## Exercise details
Your copy of the material must match it exactly, except that pictures are dropped.

• • • • •

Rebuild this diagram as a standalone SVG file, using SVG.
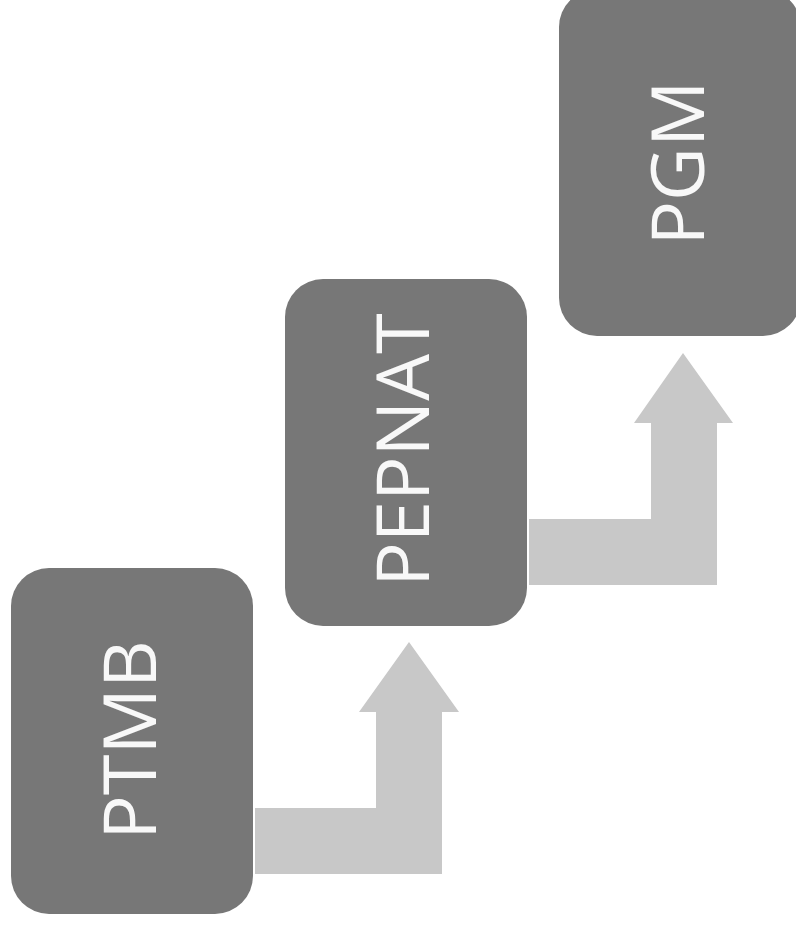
<svg xmlns="http://www.w3.org/2000/svg" width="796" height="930" viewBox="0 0 796 930">
<style>
.box{fill:#777777}
.lbl{fill:#f8f8f8;font-family:"Open Sans","DejaVu Sans",sans-serif;font-size:74px;text-anchor:middle}
.arr{fill:#c8c8c8}
</style>
<rect width="796" height="930" fill="#ffffff"/>
<g id="connectors">
<path class="arr" d="M255,808 H376 V712 H359 L409,642 L459,712 H442 V874 H255 Z"/>
<path class="arr" d="M529,519 H651 V423 H634 L683,353 L733,423 H717 V585 H529 Z"/>
</g>
<g id="ptmb">
<rect class="box" x="11" y="568" width="242" height="346" rx="38" ry="38"/>
<text class="lbl" transform="translate(156,740) rotate(-90)">PTMB</text>
</g>
<g id="pepnat">
<rect class="box" x="285" y="279" width="242" height="347" rx="38" ry="38"/>
<text class="lbl" transform="translate(429,450) rotate(-90)">PEPNAT</text>
</g>
<g id="pgm">
<rect class="box" x="559" y="-11" width="242" height="347" rx="38" ry="38"/>
<text class="lbl" transform="translate(704,163) rotate(-90)">PGM</text>
</g>
</svg>
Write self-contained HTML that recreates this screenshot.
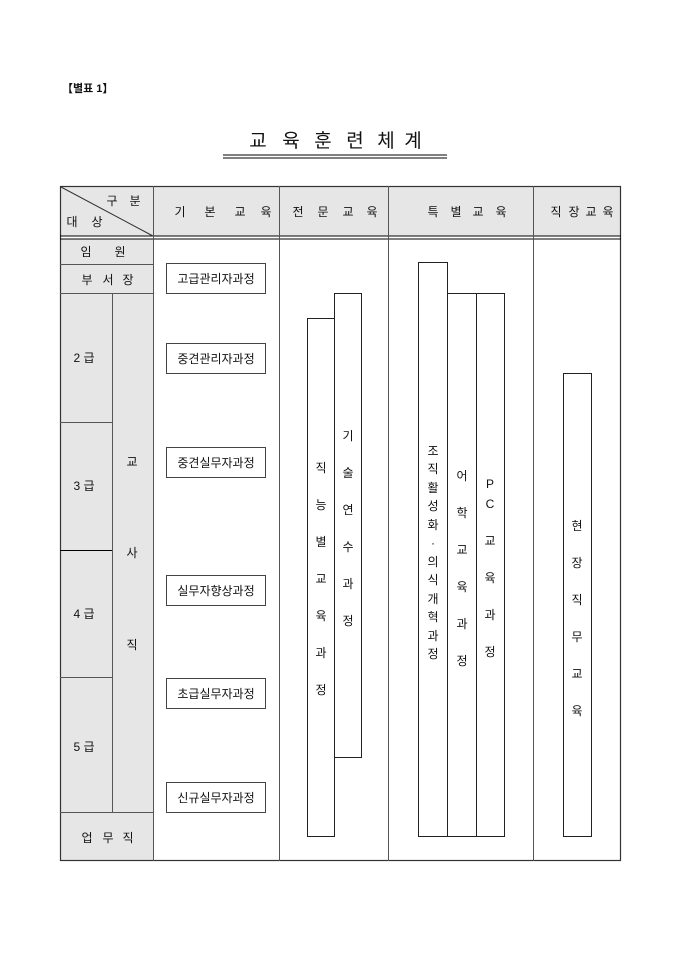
<!DOCTYPE html>
<html><head><meta charset="utf-8"><style>
html,body{margin:0;padding:0;background:#fff;}
svg{display:block;}
text{font-family:"Liberation Sans","Noto Sans CJK KR","NanumGothic",sans-serif;font-size:12px;fill:#111;text-anchor:middle;}
</style></head><body>
<svg width="680" height="962" viewBox="0 0 680 962" xmlns="http://www.w3.org/2000/svg">
<text x="62" y="92" style="font-size:11px;font-weight:bold;text-anchor:start">【별표 1】</text>
<g style="font-size:19px">
<text x="258" y="147" style="font-size:19px">교</text><text x="291" y="147" style="font-size:19px">육</text><text x="323" y="147" style="font-size:19px">훈</text><text x="355" y="147" style="font-size:19px">련</text><text x="386" y="147" style="font-size:19px">체</text><text x="413" y="147" style="font-size:19px">계</text>
</g>
<line x1="223" y1="155" x2="447" y2="155" stroke="#000" stroke-width="1"/>
<line x1="223" y1="158" x2="447" y2="158" stroke="#000" stroke-width="1"/>

<rect x="60" y="186" width="561" height="50" fill="#e6e6e6"/>
<rect x="60" y="239" width="93" height="622" fill="#e6e6e6"/>

<rect x="60.5" y="186.5" width="560" height="674" fill="none" stroke="#333" stroke-width="1.2"/>
<line x1="60" y1="236" x2="621" y2="236" stroke="#000"/>
<line x1="60" y1="239" x2="621" y2="239" stroke="#000"/>
<g stroke="#555" stroke-width="1">
<line x1="153.5" y1="186" x2="153.5" y2="861"/>
<line x1="279.5" y1="186" x2="279.5" y2="861"/>
<line x1="388.5" y1="186" x2="388.5" y2="861"/>
<line x1="533.5" y1="186" x2="533.5" y2="861"/>
<line x1="60" y1="264.5" x2="153" y2="264.5"/>
<line x1="60" y1="293.5" x2="153" y2="293.5"/>
<line x1="60" y1="422.5" x2="112" y2="422.5"/>
<line x1="60" y1="550.5" x2="112" y2="550.5" stroke="#000"/>
<line x1="60" y1="677.5" x2="112" y2="677.5"/>
<line x1="60" y1="812.5" x2="153" y2="812.5"/>
<line x1="112.5" y1="293" x2="112.5" y2="812"/>
<line x1="61" y1="187" x2="153" y2="236" stroke="#333"/>
</g>

<text x="112" y="205">구</text><text x="135" y="205">분</text>
<text x="72" y="226">대</text><text x="97" y="226">상</text>
<text x="180" y="216">기</text><text x="210" y="216">본</text><text x="240" y="216">교</text><text x="266" y="216">육</text>
<text x="298" y="216">전</text><text x="323" y="216">문</text><text x="348" y="216">교</text><text x="372" y="216">육</text>
<text x="433" y="216">특</text><text x="456" y="216">별</text><text x="478" y="216">교</text><text x="501" y="216">육</text>
<text x="556" y="216">직</text><text x="574" y="216">장</text><text x="591" y="216">교</text><text x="608" y="216">육</text>

<text x="86" y="256">임</text><text x="120" y="256">원</text>
<text x="87" y="284">부</text><text x="108" y="284">서</text><text x="128" y="284">장</text>
<text x="84" y="362">2 급</text>
<text x="84" y="490">3 급</text>
<text x="84" y="618">4 급</text>
<text x="84" y="751">5 급</text>
<text x="132" y="466">교</text>
<text x="132" y="557">사</text>
<text x="132" y="649">직</text>
<text x="87" y="842">업</text><text x="108" y="842">무</text><text x="128" y="842">직</text>

<g fill="#fff" stroke="#444" stroke-width="1">
<rect x="166.5" y="263.5" width="99" height="30"/>
<rect x="166.5" y="343.5" width="99" height="30"/>
<rect x="166.5" y="447.5" width="99" height="30"/>
<rect x="166.5" y="575.5" width="99" height="30"/>
<rect x="166.5" y="678.5" width="99" height="30"/>
<rect x="166.5" y="782.5" width="99" height="30"/>
</g>
<text x="216" y="283">고급관리자과정</text>
<text x="216" y="363">중견관리자과정</text>
<text x="216" y="467">중견실무자과정</text>
<text x="216" y="595">실무자향상과정</text>
<text x="216" y="698">초급실무자과정</text>
<text x="216" y="802">신규실무자과정</text>

<g fill="#fff" stroke="#222" stroke-width="1">
<rect x="307.5" y="318.5" width="27" height="518"/>
<rect x="334.5" y="293.5" width="27" height="464"/>
<rect x="418.5" y="262.5" width="29" height="574"/>
<rect x="447.5" y="293.5" width="29" height="543"/>
<rect x="476.5" y="293.5" width="28" height="543"/>
<rect x="563.5" y="373.5" width="28" height="463"/>
</g>
<text x="321" y="472">직</text><text x="321" y="509">능</text><text x="321" y="546">별</text><text x="321" y="583">교</text><text x="321" y="620">육</text><text x="321" y="657">과</text><text x="321" y="694">정</text>
<text x="348" y="440">기</text><text x="348" y="477">술</text><text x="348" y="514">연</text><text x="348" y="551">수</text><text x="348" y="588">과</text><text x="348" y="625">정</text>
<text x="433" y="455">조</text><text x="433" y="473">직</text><text x="433" y="492">활</text><text x="433" y="510">성</text><text x="433" y="529">화</text><text x="433" y="547">·</text><text x="433" y="566">의</text><text x="433" y="584">식</text><text x="433" y="603">개</text><text x="433" y="621">혁</text><text x="433" y="640">과</text><text x="433" y="658">정</text>
<text x="462" y="480">어</text><text x="462" y="517">학</text><text x="462" y="554">교</text><text x="462" y="591">육</text><text x="462" y="628">과</text><text x="462" y="665">정</text>
<text x="490" y="488">P</text><text x="490" y="508">C</text><text x="490" y="545">교</text><text x="490" y="582">육</text><text x="490" y="619">과</text><text x="490" y="656">정</text>
<text x="577" y="530">현</text><text x="577" y="567">장</text><text x="577" y="604">직</text><text x="577" y="641">무</text><text x="577" y="678">교</text><text x="577" y="715">육</text>
</svg>
</body></html>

• • • • •

## Exercise response
Rebuild this diagram as a standalone SVG file, using SVG.
<svg xmlns="http://www.w3.org/2000/svg" width="796" height="930" viewBox="0 0 796 930">
<style>
.box{fill:#777777}
.lbl{fill:#f8f8f8;font-family:"Open Sans","DejaVu Sans",sans-serif;font-size:74px;text-anchor:middle}
.arr{fill:#c8c8c8}
</style>
<rect width="796" height="930" fill="#ffffff"/>
<g id="connectors">
<path class="arr" d="M255,808 H376 V712 H359 L409,642 L459,712 H442 V874 H255 Z"/>
<path class="arr" d="M529,519 H651 V423 H634 L683,353 L733,423 H717 V585 H529 Z"/>
</g>
<g id="ptmb">
<rect class="box" x="11" y="568" width="242" height="346" rx="38" ry="38"/>
<text class="lbl" transform="translate(156,740) rotate(-90)">PTMB</text>
</g>
<g id="pepnat">
<rect class="box" x="285" y="279" width="242" height="347" rx="38" ry="38"/>
<text class="lbl" transform="translate(429,450) rotate(-90)">PEPNAT</text>
</g>
<g id="pgm">
<rect class="box" x="559" y="-11" width="242" height="347" rx="38" ry="38"/>
<text class="lbl" transform="translate(704,163) rotate(-90)">PGM</text>
</g>
</svg>
Write self-contained HTML that recreates this screenshot.
<!DOCTYPE html>
<html><head><meta charset="utf-8"><style>
html,body{margin:0;padding:0;background:#fff;}
svg{display:block;}
text{font-family:"Liberation Sans","Noto Sans CJK KR","NanumGothic",sans-serif;font-size:12px;fill:#111;text-anchor:middle;}
</style></head><body>
<svg width="680" height="962" viewBox="0 0 680 962" xmlns="http://www.w3.org/2000/svg">
<text x="62" y="92" style="font-size:11px;font-weight:bold;text-anchor:start">【별표 1】</text>
<g style="font-size:19px">
<text x="258" y="147" style="font-size:19px">교</text><text x="291" y="147" style="font-size:19px">육</text><text x="323" y="147" style="font-size:19px">훈</text><text x="355" y="147" style="font-size:19px">련</text><text x="386" y="147" style="font-size:19px">체</text><text x="413" y="147" style="font-size:19px">계</text>
</g>
<line x1="223" y1="155" x2="447" y2="155" stroke="#000" stroke-width="1"/>
<line x1="223" y1="158" x2="447" y2="158" stroke="#000" stroke-width="1"/>

<rect x="60" y="186" width="561" height="50" fill="#e6e6e6"/>
<rect x="60" y="239" width="93" height="622" fill="#e6e6e6"/>

<rect x="60.5" y="186.5" width="560" height="674" fill="none" stroke="#333" stroke-width="1.2"/>
<line x1="60" y1="236" x2="621" y2="236" stroke="#000"/>
<line x1="60" y1="239" x2="621" y2="239" stroke="#000"/>
<g stroke="#555" stroke-width="1">
<line x1="153.5" y1="186" x2="153.5" y2="861"/>
<line x1="279.5" y1="186" x2="279.5" y2="861"/>
<line x1="388.5" y1="186" x2="388.5" y2="861"/>
<line x1="533.5" y1="186" x2="533.5" y2="861"/>
<line x1="60" y1="264.5" x2="153" y2="264.5"/>
<line x1="60" y1="293.5" x2="153" y2="293.5"/>
<line x1="60" y1="422.5" x2="112" y2="422.5"/>
<line x1="60" y1="550.5" x2="112" y2="550.5" stroke="#000"/>
<line x1="60" y1="677.5" x2="112" y2="677.5"/>
<line x1="60" y1="812.5" x2="153" y2="812.5"/>
<line x1="112.5" y1="293" x2="112.5" y2="812"/>
<line x1="61" y1="187" x2="153" y2="236" stroke="#333"/>
</g>

<text x="112" y="205">구</text><text x="135" y="205">분</text>
<text x="72" y="226">대</text><text x="97" y="226">상</text>
<text x="180" y="216">기</text><text x="210" y="216">본</text><text x="240" y="216">교</text><text x="266" y="216">육</text>
<text x="298" y="216">전</text><text x="323" y="216">문</text><text x="348" y="216">교</text><text x="372" y="216">육</text>
<text x="433" y="216">특</text><text x="456" y="216">별</text><text x="478" y="216">교</text><text x="501" y="216">육</text>
<text x="556" y="216">직</text><text x="574" y="216">장</text><text x="591" y="216">교</text><text x="608" y="216">육</text>

<text x="86" y="256">임</text><text x="120" y="256">원</text>
<text x="87" y="284">부</text><text x="108" y="284">서</text><text x="128" y="284">장</text>
<text x="84" y="362">2 급</text>
<text x="84" y="490">3 급</text>
<text x="84" y="618">4 급</text>
<text x="84" y="751">5 급</text>
<text x="132" y="466">교</text>
<text x="132" y="557">사</text>
<text x="132" y="649">직</text>
<text x="87" y="842">업</text><text x="108" y="842">무</text><text x="128" y="842">직</text>

<g fill="#fff" stroke="#444" stroke-width="1">
<rect x="166.5" y="263.5" width="99" height="30"/>
<rect x="166.5" y="343.5" width="99" height="30"/>
<rect x="166.5" y="447.5" width="99" height="30"/>
<rect x="166.5" y="575.5" width="99" height="30"/>
<rect x="166.5" y="678.5" width="99" height="30"/>
<rect x="166.5" y="782.5" width="99" height="30"/>
</g>
<text x="216" y="283">고급관리자과정</text>
<text x="216" y="363">중견관리자과정</text>
<text x="216" y="467">중견실무자과정</text>
<text x="216" y="595">실무자향상과정</text>
<text x="216" y="698">초급실무자과정</text>
<text x="216" y="802">신규실무자과정</text>

<g fill="#fff" stroke="#222" stroke-width="1">
<rect x="307.5" y="318.5" width="27" height="518"/>
<rect x="334.5" y="293.5" width="27" height="464"/>
<rect x="418.5" y="262.5" width="29" height="574"/>
<rect x="447.5" y="293.5" width="29" height="543"/>
<rect x="476.5" y="293.5" width="28" height="543"/>
<rect x="563.5" y="373.5" width="28" height="463"/>
</g>
<text x="321" y="472">직</text><text x="321" y="509">능</text><text x="321" y="546">별</text><text x="321" y="583">교</text><text x="321" y="620">육</text><text x="321" y="657">과</text><text x="321" y="694">정</text>
<text x="348" y="440">기</text><text x="348" y="477">술</text><text x="348" y="514">연</text><text x="348" y="551">수</text><text x="348" y="588">과</text><text x="348" y="625">정</text>
<text x="433" y="455">조</text><text x="433" y="473">직</text><text x="433" y="492">활</text><text x="433" y="510">성</text><text x="433" y="529">화</text><text x="433" y="547">·</text><text x="433" y="566">의</text><text x="433" y="584">식</text><text x="433" y="603">개</text><text x="433" y="621">혁</text><text x="433" y="640">과</text><text x="433" y="658">정</text>
<text x="462" y="480">어</text><text x="462" y="517">학</text><text x="462" y="554">교</text><text x="462" y="591">육</text><text x="462" y="628">과</text><text x="462" y="665">정</text>
<text x="490" y="488">P</text><text x="490" y="508">C</text><text x="490" y="545">교</text><text x="490" y="582">육</text><text x="490" y="619">과</text><text x="490" y="656">정</text>
<text x="577" y="530">현</text><text x="577" y="567">장</text><text x="577" y="604">직</text><text x="577" y="641">무</text><text x="577" y="678">교</text><text x="577" y="715">육</text>
</svg>
</body></html>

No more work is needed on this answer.